> _STATED EXERCISE_: Retype the whole listing verbatim and keep the pictures out of it.

> _GIVEN INFORMATION_:
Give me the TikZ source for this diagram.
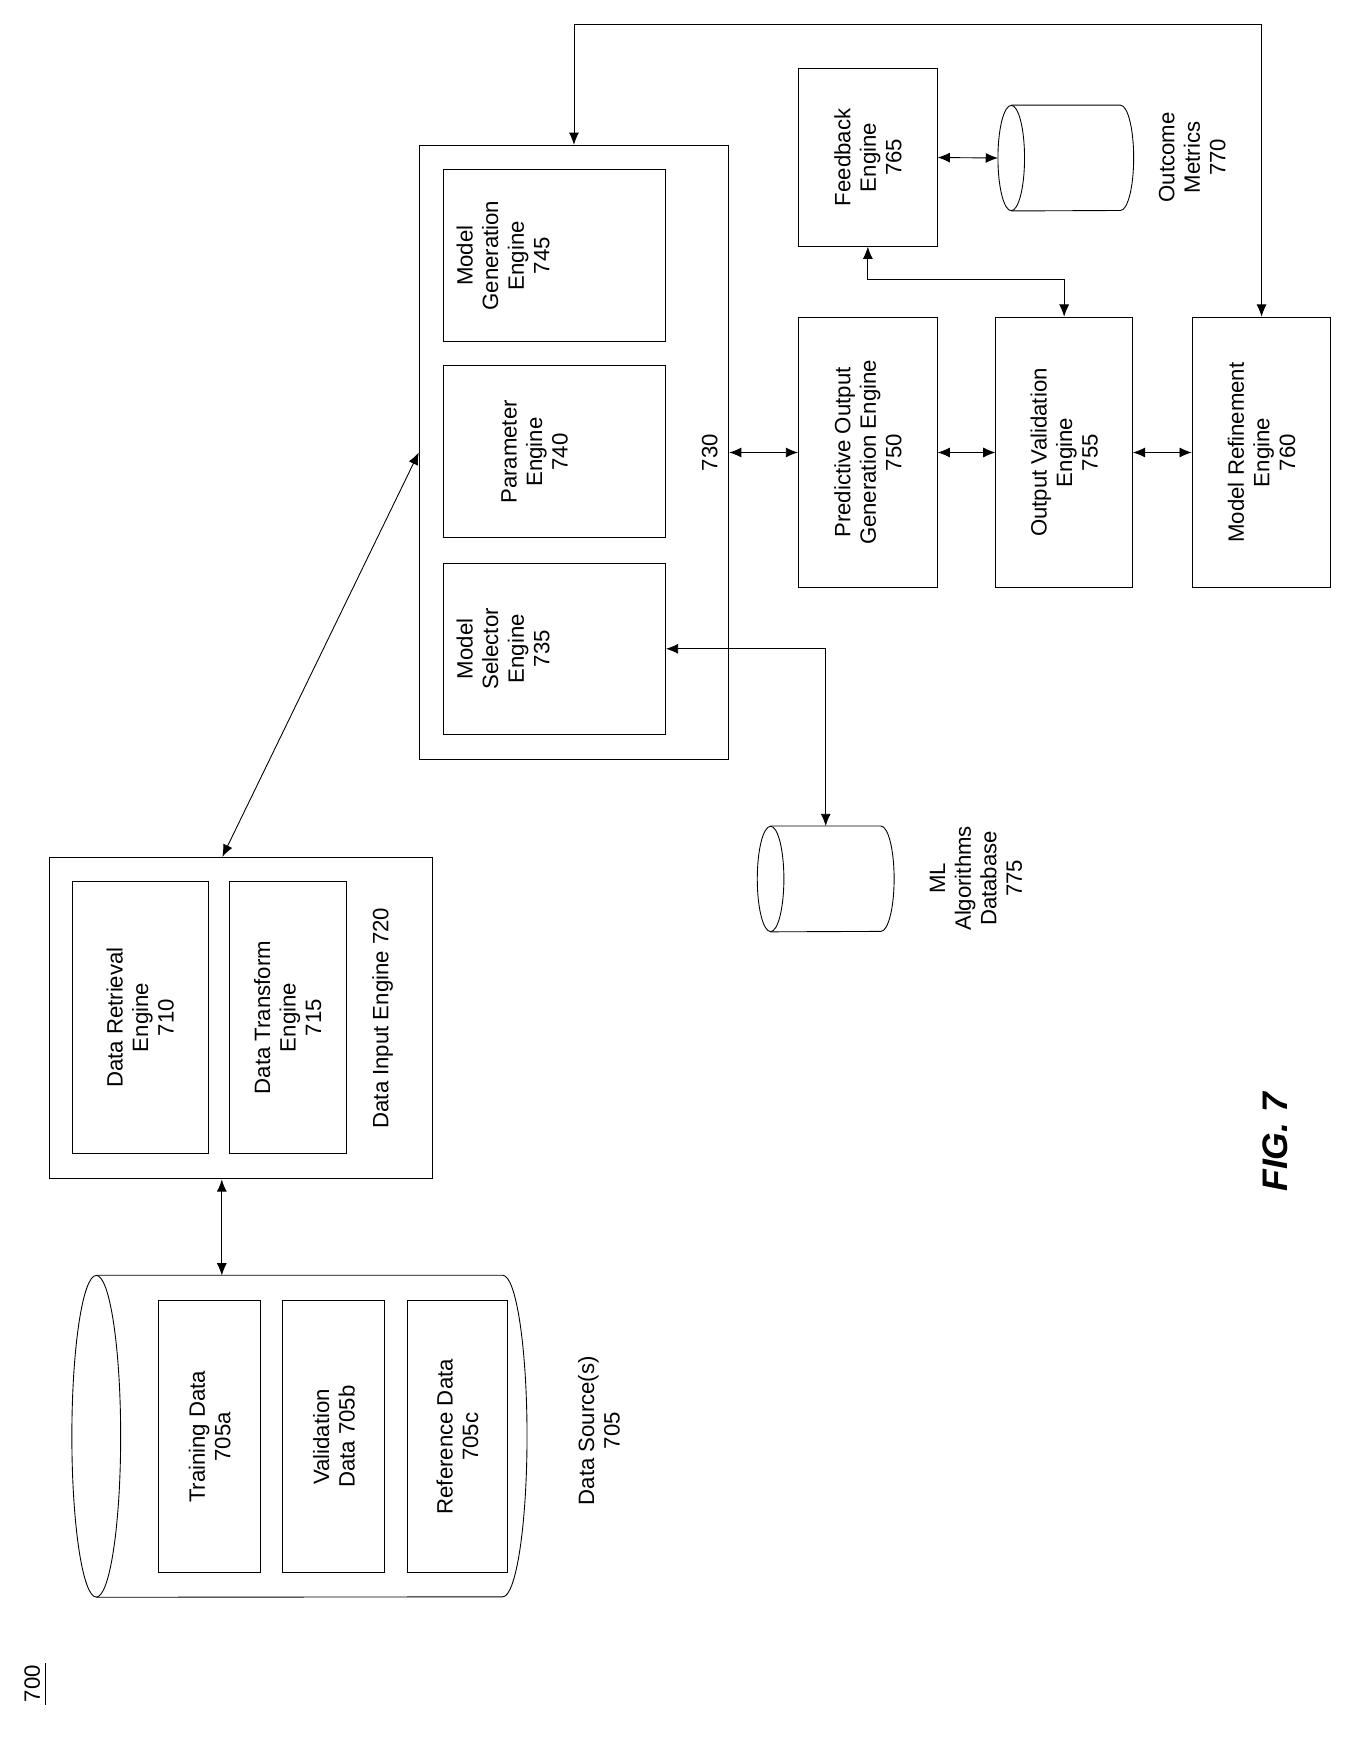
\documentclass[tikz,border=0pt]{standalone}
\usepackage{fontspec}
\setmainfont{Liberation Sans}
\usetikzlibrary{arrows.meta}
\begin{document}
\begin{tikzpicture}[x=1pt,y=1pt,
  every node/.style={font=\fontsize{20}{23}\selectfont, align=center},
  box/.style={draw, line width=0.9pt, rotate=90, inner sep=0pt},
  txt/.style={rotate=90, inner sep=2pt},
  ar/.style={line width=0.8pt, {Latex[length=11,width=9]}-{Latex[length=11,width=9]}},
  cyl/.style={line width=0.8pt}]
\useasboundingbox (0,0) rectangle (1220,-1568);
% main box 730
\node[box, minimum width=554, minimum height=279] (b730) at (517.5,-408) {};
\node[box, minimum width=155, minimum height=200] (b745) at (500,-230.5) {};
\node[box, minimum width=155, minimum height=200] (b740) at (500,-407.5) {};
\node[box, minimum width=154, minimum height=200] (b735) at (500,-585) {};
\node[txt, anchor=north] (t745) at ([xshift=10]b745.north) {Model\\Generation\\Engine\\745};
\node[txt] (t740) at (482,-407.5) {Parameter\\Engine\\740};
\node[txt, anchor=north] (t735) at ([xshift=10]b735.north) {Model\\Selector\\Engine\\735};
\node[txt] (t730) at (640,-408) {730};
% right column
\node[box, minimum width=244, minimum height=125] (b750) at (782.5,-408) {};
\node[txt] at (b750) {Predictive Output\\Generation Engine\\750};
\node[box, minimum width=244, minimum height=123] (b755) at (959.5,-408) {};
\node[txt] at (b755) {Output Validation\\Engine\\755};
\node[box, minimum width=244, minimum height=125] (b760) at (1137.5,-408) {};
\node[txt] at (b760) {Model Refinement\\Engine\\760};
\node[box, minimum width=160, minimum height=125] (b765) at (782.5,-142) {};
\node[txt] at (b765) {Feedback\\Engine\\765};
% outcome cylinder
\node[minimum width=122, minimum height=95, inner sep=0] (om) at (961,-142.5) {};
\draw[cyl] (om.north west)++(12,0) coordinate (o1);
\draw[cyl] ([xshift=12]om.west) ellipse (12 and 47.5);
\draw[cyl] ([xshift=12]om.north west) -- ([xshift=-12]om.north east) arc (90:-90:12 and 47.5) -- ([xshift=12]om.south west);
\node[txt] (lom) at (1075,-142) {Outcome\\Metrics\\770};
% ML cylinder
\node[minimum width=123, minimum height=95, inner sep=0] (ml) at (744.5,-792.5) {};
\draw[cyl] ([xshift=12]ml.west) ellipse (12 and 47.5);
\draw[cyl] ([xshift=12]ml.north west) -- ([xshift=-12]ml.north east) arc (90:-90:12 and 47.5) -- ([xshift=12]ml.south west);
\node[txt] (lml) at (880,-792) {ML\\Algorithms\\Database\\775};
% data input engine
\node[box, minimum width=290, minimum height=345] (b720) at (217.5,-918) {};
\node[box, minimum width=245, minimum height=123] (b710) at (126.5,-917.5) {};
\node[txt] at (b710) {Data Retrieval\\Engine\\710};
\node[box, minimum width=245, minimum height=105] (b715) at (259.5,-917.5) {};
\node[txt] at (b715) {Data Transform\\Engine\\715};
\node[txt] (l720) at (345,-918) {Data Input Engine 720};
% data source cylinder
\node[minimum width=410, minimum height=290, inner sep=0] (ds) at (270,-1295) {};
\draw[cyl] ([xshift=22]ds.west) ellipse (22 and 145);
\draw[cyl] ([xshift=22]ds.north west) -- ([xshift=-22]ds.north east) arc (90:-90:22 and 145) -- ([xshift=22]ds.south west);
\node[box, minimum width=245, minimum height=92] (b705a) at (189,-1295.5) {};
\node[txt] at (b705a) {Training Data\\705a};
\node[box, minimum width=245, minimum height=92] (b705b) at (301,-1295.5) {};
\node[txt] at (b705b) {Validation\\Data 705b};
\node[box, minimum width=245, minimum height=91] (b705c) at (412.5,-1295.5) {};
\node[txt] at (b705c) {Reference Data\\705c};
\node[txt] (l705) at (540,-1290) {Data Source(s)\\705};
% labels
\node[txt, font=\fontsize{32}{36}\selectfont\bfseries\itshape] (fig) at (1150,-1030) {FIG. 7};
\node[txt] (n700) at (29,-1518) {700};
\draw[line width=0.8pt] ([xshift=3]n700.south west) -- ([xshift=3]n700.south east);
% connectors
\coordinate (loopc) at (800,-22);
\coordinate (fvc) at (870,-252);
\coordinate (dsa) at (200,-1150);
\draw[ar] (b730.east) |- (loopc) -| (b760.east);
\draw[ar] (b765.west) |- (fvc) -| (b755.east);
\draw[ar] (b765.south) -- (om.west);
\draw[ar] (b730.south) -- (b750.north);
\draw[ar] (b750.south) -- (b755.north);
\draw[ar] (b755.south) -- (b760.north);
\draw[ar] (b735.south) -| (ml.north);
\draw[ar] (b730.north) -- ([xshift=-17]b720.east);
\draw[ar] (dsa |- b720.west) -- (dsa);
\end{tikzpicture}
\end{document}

> _ANSWER TO THIS EXERCISE_:
Give me the TikZ source for this diagram.
\documentclass[tikz,border=0pt]{standalone}
\usepackage{fontspec}
\setmainfont{Liberation Sans}
\usetikzlibrary{arrows.meta}
\begin{document}
\begin{tikzpicture}[x=1pt,y=1pt,
  every node/.style={font=\fontsize{20}{23}\selectfont, align=center},
  box/.style={draw, line width=0.9pt, rotate=90, inner sep=0pt},
  txt/.style={rotate=90, inner sep=2pt},
  ar/.style={line width=0.8pt, {Latex[length=11,width=9]}-{Latex[length=11,width=9]}},
  cyl/.style={line width=0.8pt}]
\useasboundingbox (0,0) rectangle (1220,-1568);
% main box 730
\node[box, minimum width=554, minimum height=279] (b730) at (517.5,-408) {};
\node[box, minimum width=155, minimum height=200] (b745) at (500,-230.5) {};
\node[box, minimum width=155, minimum height=200] (b740) at (500,-407.5) {};
\node[box, minimum width=154, minimum height=200] (b735) at (500,-585) {};
\node[txt, anchor=north] (t745) at ([xshift=10]b745.north) {Model\\Generation\\Engine\\745};
\node[txt] (t740) at (482,-407.5) {Parameter\\Engine\\740};
\node[txt, anchor=north] (t735) at ([xshift=10]b735.north) {Model\\Selector\\Engine\\735};
\node[txt] (t730) at (640,-408) {730};
% right column
\node[box, minimum width=244, minimum height=125] (b750) at (782.5,-408) {};
\node[txt] at (b750) {Predictive Output\\Generation Engine\\750};
\node[box, minimum width=244, minimum height=123] (b755) at (959.5,-408) {};
\node[txt] at (b755) {Output Validation\\Engine\\755};
\node[box, minimum width=244, minimum height=125] (b760) at (1137.5,-408) {};
\node[txt] at (b760) {Model Refinement\\Engine\\760};
\node[box, minimum width=160, minimum height=125] (b765) at (782.5,-142) {};
\node[txt] at (b765) {Feedback\\Engine\\765};
% outcome cylinder
\node[minimum width=122, minimum height=95, inner sep=0] (om) at (961,-142.5) {};
\draw[cyl] (om.north west)++(12,0) coordinate (o1);
\draw[cyl] ([xshift=12]om.west) ellipse (12 and 47.5);
\draw[cyl] ([xshift=12]om.north west) -- ([xshift=-12]om.north east) arc (90:-90:12 and 47.5) -- ([xshift=12]om.south west);
\node[txt] (lom) at (1075,-142) {Outcome\\Metrics\\770};
% ML cylinder
\node[minimum width=123, minimum height=95, inner sep=0] (ml) at (744.5,-792.5) {};
\draw[cyl] ([xshift=12]ml.west) ellipse (12 and 47.5);
\draw[cyl] ([xshift=12]ml.north west) -- ([xshift=-12]ml.north east) arc (90:-90:12 and 47.5) -- ([xshift=12]ml.south west);
\node[txt] (lml) at (880,-792) {ML\\Algorithms\\Database\\775};
% data input engine
\node[box, minimum width=290, minimum height=345] (b720) at (217.5,-918) {};
\node[box, minimum width=245, minimum height=123] (b710) at (126.5,-917.5) {};
\node[txt] at (b710) {Data Retrieval\\Engine\\710};
\node[box, minimum width=245, minimum height=105] (b715) at (259.5,-917.5) {};
\node[txt] at (b715) {Data Transform\\Engine\\715};
\node[txt] (l720) at (345,-918) {Data Input Engine 720};
% data source cylinder
\node[minimum width=410, minimum height=290, inner sep=0] (ds) at (270,-1295) {};
\draw[cyl] ([xshift=22]ds.west) ellipse (22 and 145);
\draw[cyl] ([xshift=22]ds.north west) -- ([xshift=-22]ds.north east) arc (90:-90:22 and 145) -- ([xshift=22]ds.south west);
\node[box, minimum width=245, minimum height=92] (b705a) at (189,-1295.5) {};
\node[txt] at (b705a) {Training Data\\705a};
\node[box, minimum width=245, minimum height=92] (b705b) at (301,-1295.5) {};
\node[txt] at (b705b) {Validation\\Data 705b};
\node[box, minimum width=245, minimum height=91] (b705c) at (412.5,-1295.5) {};
\node[txt] at (b705c) {Reference Data\\705c};
\node[txt] (l705) at (540,-1290) {Data Source(s)\\705};
% labels
\node[txt, font=\fontsize{32}{36}\selectfont\bfseries\itshape] (fig) at (1150,-1030) {FIG. 7};
\node[txt] (n700) at (29,-1518) {700};
\draw[line width=0.8pt] ([xshift=3]n700.south west) -- ([xshift=3]n700.south east);
% connectors
\coordinate (loopc) at (800,-22);
\coordinate (fvc) at (870,-252);
\coordinate (dsa) at (200,-1150);
\draw[ar] (b730.east) |- (loopc) -| (b760.east);
\draw[ar] (b765.west) |- (fvc) -| (b755.east);
\draw[ar] (b765.south) -- (om.west);
\draw[ar] (b730.south) -- (b750.north);
\draw[ar] (b750.south) -- (b755.north);
\draw[ar] (b755.south) -- (b760.north);
\draw[ar] (b735.south) -| (ml.north);
\draw[ar] (b730.north) -- ([xshift=-17]b720.east);
\draw[ar] (dsa |- b720.west) -- (dsa);
\end{tikzpicture}
\end{document}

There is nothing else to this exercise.